***** The records

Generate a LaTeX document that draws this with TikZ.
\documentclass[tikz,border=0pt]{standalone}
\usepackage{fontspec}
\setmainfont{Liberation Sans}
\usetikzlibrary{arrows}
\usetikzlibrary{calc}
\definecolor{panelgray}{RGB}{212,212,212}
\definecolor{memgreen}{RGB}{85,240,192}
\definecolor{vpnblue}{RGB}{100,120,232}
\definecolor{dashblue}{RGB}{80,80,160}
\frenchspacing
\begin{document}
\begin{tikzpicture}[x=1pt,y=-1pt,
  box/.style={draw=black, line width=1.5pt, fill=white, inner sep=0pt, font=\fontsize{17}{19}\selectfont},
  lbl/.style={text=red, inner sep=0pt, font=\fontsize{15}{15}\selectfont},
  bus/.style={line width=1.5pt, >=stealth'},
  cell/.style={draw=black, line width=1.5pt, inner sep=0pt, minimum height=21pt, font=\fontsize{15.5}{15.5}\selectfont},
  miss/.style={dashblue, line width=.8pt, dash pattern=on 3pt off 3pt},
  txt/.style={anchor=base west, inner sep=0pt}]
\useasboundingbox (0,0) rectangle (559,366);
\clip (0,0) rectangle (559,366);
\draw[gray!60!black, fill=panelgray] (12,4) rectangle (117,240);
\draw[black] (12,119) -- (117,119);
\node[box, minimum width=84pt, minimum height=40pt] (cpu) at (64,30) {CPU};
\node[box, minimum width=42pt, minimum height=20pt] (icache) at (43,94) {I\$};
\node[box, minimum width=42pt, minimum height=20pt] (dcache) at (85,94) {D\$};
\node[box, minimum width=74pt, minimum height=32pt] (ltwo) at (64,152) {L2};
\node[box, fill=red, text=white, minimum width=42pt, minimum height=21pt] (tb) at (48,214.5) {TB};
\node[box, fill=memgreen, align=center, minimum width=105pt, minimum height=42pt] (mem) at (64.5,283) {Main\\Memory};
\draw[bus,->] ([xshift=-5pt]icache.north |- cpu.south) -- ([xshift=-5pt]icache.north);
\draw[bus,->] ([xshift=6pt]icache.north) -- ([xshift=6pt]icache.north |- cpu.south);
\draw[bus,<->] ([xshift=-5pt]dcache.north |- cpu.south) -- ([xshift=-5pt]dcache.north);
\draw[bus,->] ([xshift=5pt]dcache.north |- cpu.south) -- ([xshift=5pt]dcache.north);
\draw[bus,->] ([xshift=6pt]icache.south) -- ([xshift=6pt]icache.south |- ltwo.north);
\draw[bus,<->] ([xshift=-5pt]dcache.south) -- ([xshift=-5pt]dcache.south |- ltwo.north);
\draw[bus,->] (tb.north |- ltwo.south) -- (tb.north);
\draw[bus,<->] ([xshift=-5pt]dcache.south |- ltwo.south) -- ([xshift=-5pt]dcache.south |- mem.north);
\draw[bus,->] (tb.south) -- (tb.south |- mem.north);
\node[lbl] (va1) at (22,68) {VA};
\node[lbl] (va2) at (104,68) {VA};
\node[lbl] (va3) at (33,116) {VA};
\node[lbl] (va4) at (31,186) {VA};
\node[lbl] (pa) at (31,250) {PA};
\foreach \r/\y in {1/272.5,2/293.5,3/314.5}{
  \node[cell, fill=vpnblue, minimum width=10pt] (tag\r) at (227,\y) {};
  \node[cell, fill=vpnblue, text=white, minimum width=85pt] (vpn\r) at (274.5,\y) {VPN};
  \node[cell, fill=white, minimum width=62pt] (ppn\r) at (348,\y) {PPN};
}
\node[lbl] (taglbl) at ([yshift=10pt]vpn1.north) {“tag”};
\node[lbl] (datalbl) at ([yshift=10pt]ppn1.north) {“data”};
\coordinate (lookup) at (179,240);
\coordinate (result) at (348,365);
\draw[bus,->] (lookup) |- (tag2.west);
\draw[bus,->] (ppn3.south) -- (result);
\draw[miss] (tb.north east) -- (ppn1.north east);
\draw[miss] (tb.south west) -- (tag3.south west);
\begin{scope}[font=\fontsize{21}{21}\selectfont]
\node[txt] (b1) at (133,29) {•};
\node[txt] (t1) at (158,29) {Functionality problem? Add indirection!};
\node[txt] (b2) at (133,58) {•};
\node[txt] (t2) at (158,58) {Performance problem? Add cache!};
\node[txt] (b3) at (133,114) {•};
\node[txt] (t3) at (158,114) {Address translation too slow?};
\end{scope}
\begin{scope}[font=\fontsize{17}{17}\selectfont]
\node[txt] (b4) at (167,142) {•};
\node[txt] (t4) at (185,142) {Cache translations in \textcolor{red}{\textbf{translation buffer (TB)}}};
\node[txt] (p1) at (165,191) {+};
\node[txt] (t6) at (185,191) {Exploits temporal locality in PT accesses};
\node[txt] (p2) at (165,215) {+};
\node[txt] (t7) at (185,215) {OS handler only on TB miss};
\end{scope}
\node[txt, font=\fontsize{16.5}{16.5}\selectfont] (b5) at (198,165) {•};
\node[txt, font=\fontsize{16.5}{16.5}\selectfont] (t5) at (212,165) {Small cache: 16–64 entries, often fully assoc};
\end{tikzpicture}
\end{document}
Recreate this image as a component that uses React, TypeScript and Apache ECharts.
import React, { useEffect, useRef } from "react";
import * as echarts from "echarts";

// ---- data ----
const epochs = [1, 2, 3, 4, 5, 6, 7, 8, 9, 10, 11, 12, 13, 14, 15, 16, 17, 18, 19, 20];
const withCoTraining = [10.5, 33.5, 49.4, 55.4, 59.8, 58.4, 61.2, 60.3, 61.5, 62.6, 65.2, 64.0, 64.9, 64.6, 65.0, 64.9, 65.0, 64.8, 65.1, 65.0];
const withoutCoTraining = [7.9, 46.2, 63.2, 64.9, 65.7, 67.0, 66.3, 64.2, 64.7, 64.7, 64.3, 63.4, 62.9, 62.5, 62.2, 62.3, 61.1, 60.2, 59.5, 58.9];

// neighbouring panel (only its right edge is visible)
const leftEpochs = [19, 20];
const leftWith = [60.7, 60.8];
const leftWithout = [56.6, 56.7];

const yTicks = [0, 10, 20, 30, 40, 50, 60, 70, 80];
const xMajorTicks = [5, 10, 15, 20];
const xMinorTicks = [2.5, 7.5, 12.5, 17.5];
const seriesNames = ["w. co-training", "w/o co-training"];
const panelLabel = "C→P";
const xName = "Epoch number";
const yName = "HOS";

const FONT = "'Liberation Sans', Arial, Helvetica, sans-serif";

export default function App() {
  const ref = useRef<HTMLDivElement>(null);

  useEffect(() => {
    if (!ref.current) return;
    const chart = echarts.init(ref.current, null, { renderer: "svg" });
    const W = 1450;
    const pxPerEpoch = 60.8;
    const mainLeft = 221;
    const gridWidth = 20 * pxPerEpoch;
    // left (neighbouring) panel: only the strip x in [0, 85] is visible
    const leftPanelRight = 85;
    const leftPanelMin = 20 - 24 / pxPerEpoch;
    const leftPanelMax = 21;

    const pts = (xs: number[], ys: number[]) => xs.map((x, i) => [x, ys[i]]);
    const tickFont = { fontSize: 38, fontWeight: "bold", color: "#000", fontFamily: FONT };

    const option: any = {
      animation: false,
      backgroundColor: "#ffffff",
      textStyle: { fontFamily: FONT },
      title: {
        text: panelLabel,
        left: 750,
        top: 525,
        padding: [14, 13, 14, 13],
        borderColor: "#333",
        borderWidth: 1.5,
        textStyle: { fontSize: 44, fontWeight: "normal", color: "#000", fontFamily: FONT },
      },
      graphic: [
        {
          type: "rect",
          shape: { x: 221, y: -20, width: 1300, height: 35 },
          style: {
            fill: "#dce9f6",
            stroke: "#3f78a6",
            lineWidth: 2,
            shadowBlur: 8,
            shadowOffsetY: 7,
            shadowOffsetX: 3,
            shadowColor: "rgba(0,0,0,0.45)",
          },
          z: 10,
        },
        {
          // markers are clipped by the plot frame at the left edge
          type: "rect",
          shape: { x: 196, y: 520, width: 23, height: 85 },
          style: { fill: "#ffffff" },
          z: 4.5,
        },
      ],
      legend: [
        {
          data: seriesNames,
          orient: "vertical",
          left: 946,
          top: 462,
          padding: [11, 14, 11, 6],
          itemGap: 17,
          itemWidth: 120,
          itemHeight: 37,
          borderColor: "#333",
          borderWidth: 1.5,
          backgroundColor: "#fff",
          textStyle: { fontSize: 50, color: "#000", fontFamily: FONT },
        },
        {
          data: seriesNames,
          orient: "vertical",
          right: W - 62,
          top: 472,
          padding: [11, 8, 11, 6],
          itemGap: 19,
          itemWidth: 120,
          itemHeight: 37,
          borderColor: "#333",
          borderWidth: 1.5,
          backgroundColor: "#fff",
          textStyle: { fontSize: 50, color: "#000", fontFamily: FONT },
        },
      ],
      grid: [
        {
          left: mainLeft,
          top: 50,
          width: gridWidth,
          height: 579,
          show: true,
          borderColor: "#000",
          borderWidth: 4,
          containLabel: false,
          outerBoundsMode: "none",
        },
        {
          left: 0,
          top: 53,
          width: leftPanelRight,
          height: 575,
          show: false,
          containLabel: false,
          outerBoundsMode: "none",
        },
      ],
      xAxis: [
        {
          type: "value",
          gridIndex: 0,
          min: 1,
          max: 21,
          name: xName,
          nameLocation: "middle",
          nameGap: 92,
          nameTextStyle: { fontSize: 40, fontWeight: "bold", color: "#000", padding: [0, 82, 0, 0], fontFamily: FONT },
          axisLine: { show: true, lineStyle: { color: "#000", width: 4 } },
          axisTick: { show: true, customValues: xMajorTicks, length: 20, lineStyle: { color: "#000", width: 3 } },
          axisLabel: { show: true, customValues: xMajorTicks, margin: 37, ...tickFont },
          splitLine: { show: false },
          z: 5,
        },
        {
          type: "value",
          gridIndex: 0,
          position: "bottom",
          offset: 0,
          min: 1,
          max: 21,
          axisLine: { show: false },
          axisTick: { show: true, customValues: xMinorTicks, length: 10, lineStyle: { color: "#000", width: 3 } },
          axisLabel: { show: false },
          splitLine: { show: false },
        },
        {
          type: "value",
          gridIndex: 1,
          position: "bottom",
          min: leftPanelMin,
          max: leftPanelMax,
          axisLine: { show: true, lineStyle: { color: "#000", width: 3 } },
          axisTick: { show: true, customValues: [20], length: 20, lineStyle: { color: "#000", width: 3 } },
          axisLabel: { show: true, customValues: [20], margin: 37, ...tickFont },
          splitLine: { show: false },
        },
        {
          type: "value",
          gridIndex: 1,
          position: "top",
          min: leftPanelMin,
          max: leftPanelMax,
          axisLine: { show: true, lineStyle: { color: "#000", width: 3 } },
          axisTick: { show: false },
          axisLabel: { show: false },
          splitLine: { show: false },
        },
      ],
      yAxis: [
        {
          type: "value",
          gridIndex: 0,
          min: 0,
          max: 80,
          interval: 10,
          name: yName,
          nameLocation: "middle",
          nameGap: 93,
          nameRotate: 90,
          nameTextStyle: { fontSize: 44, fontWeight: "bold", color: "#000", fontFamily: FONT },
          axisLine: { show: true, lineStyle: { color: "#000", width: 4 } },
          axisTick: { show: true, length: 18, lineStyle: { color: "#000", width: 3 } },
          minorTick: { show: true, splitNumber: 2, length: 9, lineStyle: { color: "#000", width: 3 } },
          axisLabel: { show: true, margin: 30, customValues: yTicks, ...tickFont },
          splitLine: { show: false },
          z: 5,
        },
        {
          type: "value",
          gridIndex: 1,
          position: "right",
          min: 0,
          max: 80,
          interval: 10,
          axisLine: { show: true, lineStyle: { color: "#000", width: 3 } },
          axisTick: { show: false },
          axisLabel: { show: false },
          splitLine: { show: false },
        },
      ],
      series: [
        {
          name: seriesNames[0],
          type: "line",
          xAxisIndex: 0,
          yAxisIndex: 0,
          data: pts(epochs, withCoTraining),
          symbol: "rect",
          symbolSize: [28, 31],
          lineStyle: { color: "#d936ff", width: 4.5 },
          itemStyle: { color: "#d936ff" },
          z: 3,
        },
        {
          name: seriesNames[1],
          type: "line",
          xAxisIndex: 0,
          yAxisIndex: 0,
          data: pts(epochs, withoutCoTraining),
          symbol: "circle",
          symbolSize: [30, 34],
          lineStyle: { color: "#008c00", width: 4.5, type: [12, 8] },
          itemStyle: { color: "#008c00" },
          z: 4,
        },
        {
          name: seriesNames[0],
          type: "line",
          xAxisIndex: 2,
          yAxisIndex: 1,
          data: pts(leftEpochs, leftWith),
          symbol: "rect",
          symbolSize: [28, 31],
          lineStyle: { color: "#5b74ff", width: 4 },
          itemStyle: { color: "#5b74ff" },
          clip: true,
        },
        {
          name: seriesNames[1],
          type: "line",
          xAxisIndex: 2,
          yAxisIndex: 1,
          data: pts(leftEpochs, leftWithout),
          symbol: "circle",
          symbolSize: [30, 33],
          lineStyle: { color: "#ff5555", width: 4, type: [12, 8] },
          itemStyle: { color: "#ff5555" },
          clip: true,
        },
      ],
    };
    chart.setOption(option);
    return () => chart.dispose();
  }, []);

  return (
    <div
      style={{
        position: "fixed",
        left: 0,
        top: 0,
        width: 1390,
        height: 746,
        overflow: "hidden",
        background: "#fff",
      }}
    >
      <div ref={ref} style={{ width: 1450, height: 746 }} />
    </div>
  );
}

**********

## The task:
Retype, exactly and in full, the lines above from the one containing "Recreate this image" through the one containing "const ref = useRef<HTMLDivElement>(null);".

## Output below:
Recreate this image as a component that uses React, TypeScript and Apache ECharts.
import React, { useEffect, useRef } from "react";
import * as echarts from "echarts";

// ---- data ----
const epochs = [1, 2, 3, 4, 5, 6, 7, 8, 9, 10, 11, 12, 13, 14, 15, 16, 17, 18, 19, 20];
const withCoTraining = [10.5, 33.5, 49.4, 55.4, 59.8, 58.4, 61.2, 60.3, 61.5, 62.6, 65.2, 64.0, 64.9, 64.6, 65.0, 64.9, 65.0, 64.8, 65.1, 65.0];
const withoutCoTraining = [7.9, 46.2, 63.2, 64.9, 65.7, 67.0, 66.3, 64.2, 64.7, 64.7, 64.3, 63.4, 62.9, 62.5, 62.2, 62.3, 61.1, 60.2, 59.5, 58.9];

// neighbouring panel (only its right edge is visible)
const leftEpochs = [19, 20];
const leftWith = [60.7, 60.8];
const leftWithout = [56.6, 56.7];

const yTicks = [0, 10, 20, 30, 40, 50, 60, 70, 80];
const xMajorTicks = [5, 10, 15, 20];
const xMinorTicks = [2.5, 7.5, 12.5, 17.5];
const seriesNames = ["w. co-training", "w/o co-training"];
const panelLabel = "C→P";
const xName = "Epoch number";
const yName = "HOS";

const FONT = "'Liberation Sans', Arial, Helvetica, sans-serif";

export default function App() {
  const ref = useRef<HTMLDivElement>(null);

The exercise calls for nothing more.